Meade perceived that he had fallen among lawyers, men who could do with logic and figures what they liked. Moreover the President, in his conclusion with regard to the unwisdom of driving Lee back into the Richmond defenses, had merely returned to the point Meade himself had made at the outset, except that now the latter found it somehow used against him. The technique was fairly familiar, even to a man who had never served on a jury, but it was no less exasperating for that, and Meade was determined that if he was to go the way of McDowell and McClellan, of Pope and McClellan again, of Burnside and Hooker, he would at least make the trip to the scrap heap under his own power. In the absence of orders or “sanction” from above, he would accept the consequences of his own decisions and no others, least of all those of which he disapproved; he would fall, if fall he must, by following his own conscience. Thus, by a reaction like that of a man alone in dangerous country—which Virginia certainly was—his natural caution was enlarged. In point of fact, he believed he had reasons to doubt not only the intentions of those above him, but also the present temper of the weapon they had placed in his hands three months ago and had recently diminished by two-sevenths. Of the five corps still with him, only two were led by the generals who had taken them to Gettysburg, and these were Sykes and Sedgwick, neither of whom had been seriously engaged in that grim struggle.

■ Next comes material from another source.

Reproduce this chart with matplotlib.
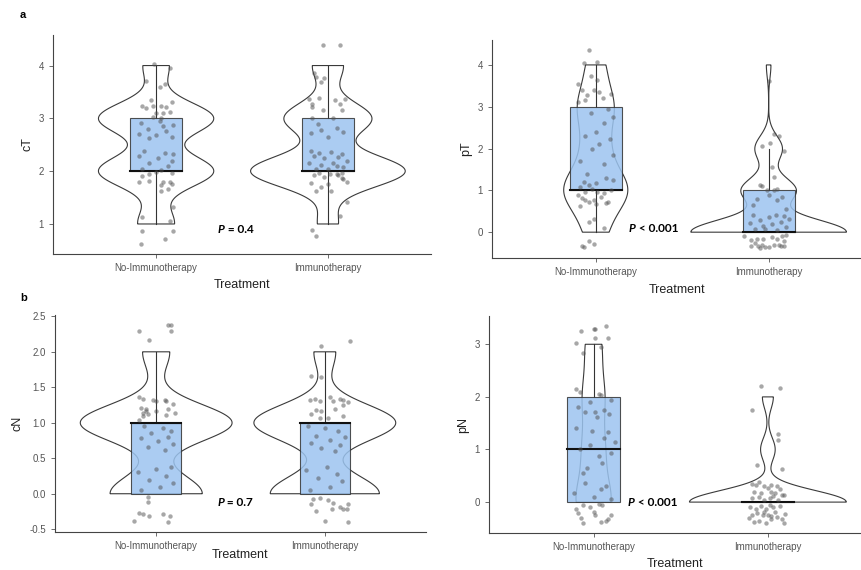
import numpy as np
import matplotlib
matplotlib.use("Agg")
import matplotlib.pyplot as plt
from matplotlib.patches import Rectangle
from matplotlib.ticker import MultipleLocator, FormatStrFormatter

plt.rcParams['font.family'] = ['Liberation Sans', 'DejaVu Sans']

groups = ['No-Immunotherapy', 'Immunotherapy']

# jittered points: (dx from category centre, y)
# the underlying value is round(y)
cT_no_y = [4.03, 3.96, 3.70, 3.66, 3.60,
           3.34, 3.23, 3.20, 3.24, 3.23, 3.22, 3.31, 3.11, 3.10, 3.12, 3.03, 3.01, 2.92, 2.95, 2.88, 2.80, 2.76, 2.70, 2.68, 2.65, 2.62, 2.85,
           2.38, 2.35, 2.28, 2.25, 2.20, 2.15, 2.10, 2.05, 2.03, 2.32, 1.90, 1.95, 1.99, 1.96, 1.79, 1.82, 1.79, 1.79, 1.75, 1.73, 1.66, 1.62,
           1.14, 1.32, 1.06, 0.87, 0.87, 0.72, 0.62]
cT_no_dx = [-0.01, 0.08, -0.06, 0.05, 0.02,
            -0.03, -0.08, -0.06, -0.02, 0.03, 0.06, 0.09, 0.00, 0.04, 0.08, -0.02, 0.03, -0.09, 0.02, 0.10, -0.05, 0.06, -0.10, 0.00, 0.09, -0.04, 0.04,
            -0.07, 0.05, -0.10, 0.01, 0.09, -0.04, 0.07, -0.08, 0.03, 0.10, -0.08, -0.04, 0.00, 0.09, -0.10, -0.04, 0.04, 0.08, 0.09, 0.03, 0.07, 0.03,
            -0.08, 0.10, 0.08, -0.08, 0.10, 0.05, -0.09]

cT_imm_y = [4.39, 4.39, 3.86, 3.78, 3.77, 3.69,
            3.37, 3.39, 3.35, 3.37, 3.28, 3.22, 3.28, 3.15, 3.15, 3.01, 3.01, 2.90, 2.82, 2.72, 2.74, 2.65, 2.78,
            2.38, 2.35, 2.36, 2.32, 2.28, 2.25, 2.26, 2.20, 2.15, 2.12, 2.15, 2.08, 2.05, 2.04, 2.10,
            1.96, 1.92, 1.94, 1.95, 1.96, 1.93, 1.85, 1.87, 1.63, 1.70, 1.62, 1.78, 1.80, 1.75, 1.88,
            1.41, 1.16, 0.89, 0.78]
cT_imm_dx = [-0.03, 0.07, -0.08, -0.07, -0.02, -0.04,
             -0.11, -0.05, 0.04, 0.10, -0.09, -0.09, 0.07, -0.03, 0.08, -0.09, 0.03, -0.06, 0.05, -0.10, 0.09, 0.00, -0.04,
             -0.10, -0.05, 0.02, 0.08, -0.08, -0.02, 0.06, 0.11, -0.11, -0.04, 0.03, 0.09, -0.07, 0.00, 0.05,
             -0.05, -0.08, 0.01, 0.05, 0.08, 0.06, 0.09, 0.08, -0.07, -0.04, 0.02, -0.10, 0.11, 0.00, -0.02,
             0.11, 0.07, -0.09, -0.07]

pT_no_y = [4.36, 4.06, 4.04, 3.74, 3.64, 3.55,
           3.39, 3.28, 3.16, 3.39, 3.36, 3.20, 3.12, 3.30, 2.95, 2.85, 2.75, 2.62,
           2.30, 2.22, 2.12, 1.98, 1.85, 1.70, 1.62, 2.40,
           1.38, 1.30, 1.21, 1.13, 1.17, 1.24, 1.08, 1.03, 0.97, 0.95, 0.93, 1.00, 0.81, 0.77, 0.73, 0.77, 0.67, 0.69, 0.73, 0.85, 0.62, 0.88,
           0.25, 0.32, -0.20, -0.29, -0.34, -0.36, 0.10]
pT_no_dx = [-0.04, 0.01, -0.07, -0.03, 0.01, -0.10,
            -0.08, -0.05, -0.06, -0.01, 0.02, 0.04, -0.10, 0.09, 0.07, -0.03, 0.10, 0.05,
            -0.06, 0.08, 0.02, -0.02, 0.10, -0.09, 0.05, 0.00,
            -0.05, 0.06, -0.07, -0.04, 0.00, 0.10, -0.09, -0.02, -0.06, 0.01, 0.05, 0.09, -0.08, -0.06, -0.04, -0.01, 0.00, 0.06, 0.07, 0.03, -0.09, -0.10,
            -0.04, -0.01, -0.04, -0.01, -0.08, -0.07, 0.05]

pT_imm_y = [3.62,
            2.34, 2.29, 2.13, 2.06, 1.94, 1.55,
            1.13, 1.11, 1.33, 1.03, 1.01, 1.01, 0.79, 0.77, 0.55, 0.85, 0.65, 0.90,
            -0.10, -0.18, -0.17, -0.26, -0.34, -0.30, -0.17, -0.36, -0.12, -0.17, -0.10, -0.20, -0.30, -0.34, -0.34, -0.33, -0.36, -0.38, -0.30, -0.06,
            0.05, 0.08, 0.12, 0.15, 0.20, 0.22, 0.25, 0.30, 0.32, 0.36, 0.40, 0.42, 0.08, 0.38]
pT_imm_dx = [0.00,
             0.03, 0.06, 0.01, -0.04, 0.09, 0.02,
             -0.05, -0.04, 0.03, 0.05, 0.03, -0.01, -0.07, 0.05, 0.10, 0.08, -0.09, 0.00,
             -0.14, -0.10, -0.07, -0.08, -0.06, -0.04, -0.03, -0.02, 0.02, 0.05, 0.08, 0.09, 0.06, 0.09, 0.07, -0.10, 0.00, -0.05, 0.03, 0.10,
             0.05, -0.08, 0.10, -0.03, 0.02, -0.11, 0.07, -0.05, 0.12, 0.00, -0.09, 0.04, -0.02, 0.09]

cN_no_y = [2.30, 2.38, 2.38, 2.29, 2.16,
           1.37, 1.34, 1.32, 1.30, 1.32, 1.31, 1.27, 1.21, 1.19, 1.14, 1.16, 1.13, 1.16, 1.20, 1.14, 1.11, 1.04, 1.09,
           0.95, 0.92, 0.88, 0.85, 0.80, 0.78, 0.74, 0.70, 0.66, 0.62,
           -0.05, -0.12, -0.27, -0.28, -0.31, -0.39, -0.28, -0.32, -0.40,
           0.05, 0.10, 0.15, 0.20, 0.25, 0.30, 0.35, 0.38]
cN_no_dx = [-0.10, 0.07, 0.09, 0.09, -0.04,
            -0.10, -0.08, -0.02, 0.00, 0.05, 0.06, 0.10, -0.09, -0.06, -0.08, -0.06, -0.05, 0.00, 0.07, 0.11, 0.06, -0.10, -0.08,
            -0.07, 0.04, 0.09, -0.03, 0.07, -0.09, 0.01, 0.10, -0.05, 0.05,
            -0.05, -0.05, -0.10, -0.08, -0.04, -0.13, 0.04, 0.08, 0.07,
            -0.09, 0.02, 0.10, -0.04, 0.06, -0.11, 0.00, 0.09]

cN_imm_y = [2.08, 2.15, 1.66, 1.64,
            1.32, 1.34, 1.30, 1.37, 1.30, 1.34, 1.32, 1.29, 1.13, 1.18, 1.16, 1.20, 1.25, 1.07, 1.07, 1.09,
            0.95, 0.92, 0.88, 0.82, 0.80, 0.76, 0.72, 0.68, 0.64, 0.60,
            -0.07, -0.06, -0.09, -0.13, -0.22, -0.18, -0.22, -0.22, -0.15, -0.15, -0.25, -0.39, -0.40,
            0.05, 0.10, 0.18, 0.22, 0.28, 0.33, 0.38]
cN_imm_dx = [-0.02, 0.15, -0.08, -0.02,
             -0.09, -0.06, -0.03, 0.03, 0.05, 0.09, 0.11, 0.14, -0.08, -0.05, -0.02, 0.06, 0.11, -0.03, 0.02, 0.11,
             -0.10, 0.00, 0.08, -0.05, 0.12, 0.03, -0.08, 0.09, -0.02, 0.06,
             -0.07, -0.03, 0.02, 0.05, 0.04, 0.09, 0.11, 0.13, 0.14, -0.08, -0.05, 0.00, 0.14,
             -0.09, 0.03, 0.10, -0.04, 0.07, -0.11, 0.01]

pN_no_y = [3.26, 3.30, 3.30, 3.35, 3.03, 3.11, 3.11, 2.84, 2.94,
           2.15, 2.10, 2.06, 2.04, 1.71, 1.72, 1.68, 1.76, 1.90, 1.95, 1.80, 1.62,
           1.40, 1.36, 1.33, 1.09, 0.88, 0.64, 1.22, 1.00, 0.93, 0.75, 1.15, 0.55,
           -0.13, -0.06, -0.10, -0.04, -0.05, -0.21, -0.18, -0.30, -0.40, -0.38, -0.33, -0.24, -0.24, -0.36,
           0.36, 0.30, 0.10, 0.18, 0.05, 0.24]
pN_no_dx = [-0.07, 0.00, 0.01, 0.07, -0.10, 0.01, 0.08, -0.06, 0.04,
            -0.10, -0.08, 0.03, 0.04, -0.05, 0.01, 0.09, 0.06, -0.02, 0.10, -0.09, 0.02,
            -0.10, -0.01, 0.08, -0.02, 0.03, -0.04, 0.06, -0.08, 0.10, 0.05, 0.12, -0.06,
            -0.10, -0.06, -0.02, 0.03, 0.05, -0.09, 0.00, -0.07, -0.06, 0.04, 0.08, 0.10, 0.01, 0.07,
            -0.05, 0.07, 0.00, -0.11, 0.10, 0.04]

pN_imm_y = [2.20, 2.17, 1.75,
            1.29, 1.18, 0.70, 0.63,
            0.34, 0.33, 0.39, 0.30, 0.26, 0.33, 0.30, 0.25, 0.19, 0.17, 0.20, 0.17, 0.13, 0.08, 0.09, 0.04, 0.08, 0.11, 0.04, 0.14,
            -0.10, -0.13, -0.08, -0.13, -0.10, -0.08, -0.23, -0.24, -0.21, -0.25, -0.24, -0.27, -0.29, -0.38, -0.35, -0.39,
            -0.33, -0.40, -0.33, -0.30, -0.18, -0.18, -0.05]
pN_imm_dx = [-0.04, 0.07, -0.09,
             0.06, 0.06, -0.06, 0.08,
             -0.09, -0.07, -0.05, -0.02, 0.00, 0.02, 0.05, 0.07, -0.08, -0.04, 0.02, 0.04, 0.08, -0.09, -0.05, -0.02, 0.01, 0.03, 0.06, 0.09,
             -0.10, -0.07, -0.04, -0.01, 0.03, 0.07, 0.10, -0.09, -0.06, -0.03, 0.00, 0.02, 0.05, -0.08, -0.05, -0.01,
             0.08, 0.09, 0.02, -0.11, -0.02, 0.04, 0.01]

panel_labels = ['cT', 'pT', 'cN', 'pN']
p_texts = [' = 0.4', ' < 0.001', ' = 0.7', ' < 0.001']
p_pos = [(1.40, 0.89), (1.23, 0.10), (1.405, -0.13), (1.235, 0.0)]


def bw_nrd0(v):
    sd = np.std(v, ddof=1)
    q75, q25 = np.percentile(v, [75, 25])
    lo = min(sd, (q75 - q25) / 1.34)
    if lo == 0:
        lo = sd
    return 0.9 * lo * len(v) ** -0.2


def kde(v):
    grid = np.linspace(v.min(), v.max(), 512)
    bw = bw_nrd0(v)
    z = (grid[:, None] - v[None, :]) / bw
    d = np.exp(-0.5 * z ** 2).sum(axis=1) / (len(v) * bw * np.sqrt(2 * np.pi))
    return grid, d


def panel(ax, data, ylab, ptxt, ppos, xmax, xpad):
    vals = [np.round(np.array(y)) for y, dx in data]
    dens = [kde(v) for v in vals]
    dmax = max(d.max() for g, d in dens)
    for i, (v, (g, d), (y, dx)) in enumerate(zip(vals, dens, data)):
        c = i + 1
        w = 0.45 * d / dmax
        xs = np.concatenate([c - w, (c + w)[::-1]])
        ys = np.concatenate([g, g[::-1]])
        ax.fill(xs, ys, facecolor='white', edgecolor='#3a3a3a', lw=0.8, zorder=1)
        q1, med, q3 = np.percentile(v, [25, 50, 75])
        iqr = q3 - q1
        hi = v[v <= q3 + 1.5 * iqr].max()
        lo = v[v >= q1 - 1.5 * iqr].min()
        ax.plot([c, c], [q3, hi], color='#333333', lw=0.8, zorder=2)
        ax.plot([c, c], [lo, q1], color='#333333', lw=0.8, zorder=2)
        ax.add_patch(Rectangle((c - 0.15, q1), 0.3, q3 - q1, facecolor='#9cc4f0', alpha=0.85,
                               edgecolor='#333333', lw=0.8, zorder=3))
        ax.plot([c - 0.15, c + 0.15], [med, med], color='#111111', lw=1.5, zorder=4)
        ax.scatter(c + np.array(dx), y, s=10, color='#505050', alpha=0.5, lw=0, zorder=5)
    ax.text(ppos[0], ppos[1], 'P', fontweight='bold', fontstyle='italic', family='Lato',
            fontsize=8.5, ha='right', va='center', zorder=6)
    ax.text(ppos[0], ppos[1], ptxt, fontweight='bold', family='Lato',
            fontsize=8.5, ha='left', va='center', zorder=6)
    ax.set_xlim(0.4, xmax)
    ax.set_xticks([1, 2])
    ax.set_xticklabels(groups)
    ax.set_xlabel('Treatment', fontsize=9, color='#222222', labelpad=xpad)
    ax.set_ylabel(ylab, fontsize=9, color='#222222', labelpad=4)
    for s in ['top', 'right']:
        ax.spines[s].set_visible(False)
    for s in ['left', 'bottom']:
        ax.spines[s].set_color('#444444')
        ax.spines[s].set_linewidth(0.8)
    ax.tick_params(labelsize=7, colors='#555555', length=3, width=0.6)


fig = plt.figure(figsize=(8.62, 5.70), dpi=100)
axes = [fig.add_axes([0.0615, 0.5544, 0.4385, 0.3842]),
        fig.add_axes([0.5708, 0.5474, 0.4292, 0.3825]),
        fig.add_axes([0.0638, 0.0667, 0.4304, 0.3807]),
        fig.add_axes([0.5673, 0.0649, 0.4327, 0.3807])]
datasets = [[(cT_no_y, cT_no_dx), (cT_imm_y, cT_imm_dx)],
            [(pT_no_y, pT_no_dx), (pT_imm_y, pT_imm_dx)],
            [(cN_no_y, cN_no_dx), (cN_imm_y, cN_imm_dx)],
            [(pN_no_y, pN_no_dx), (pN_imm_y, pN_imm_dx)]]
xmaxes = [2.6, 2.54, 2.6, 2.54]
xpads = [4.5, 5.3, -1.2, 4.3]
for ax, dat, lab, pt, pp, xm, xp in zip(axes, datasets, panel_labels, p_texts, p_pos, xmaxes, xpads):
    panel(ax, dat, lab, pt, pp, xm, xp)

axes[0].yaxis.set_major_locator(MultipleLocator(1))
axes[1].yaxis.set_major_locator(MultipleLocator(1))
axes[2].yaxis.set_major_locator(MultipleLocator(0.5))
axes[2].yaxis.set_major_formatter(FormatStrFormatter('%.1f'))
axes[3].yaxis.set_major_locator(MultipleLocator(1))

fig.text(20 / 862, 1 - 15 / 570, 'a', fontsize=8, fontweight='bold', va='center')
fig.text(20 / 862, 1 - 298 / 570, 'b', fontsize=8, fontweight='bold', va='center')

fig.savefig('out.png', dpi=100)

Of the other three, the badly shot-up commands of Reynolds and Sickles were now under Newton and French, who had shown little in the way of ability during or since the return from Pennsylvania, and Warren, who had replaced the irreplaceable Hancock, was essentially a staff man, untested in the exercise of his new, larger duties. This too was part of what lay behind Meade’s remarks, both to his wife in home letters and to trusted members of his staff in private conversations, that he disliked the burden of command so much he wished the government would relieve him.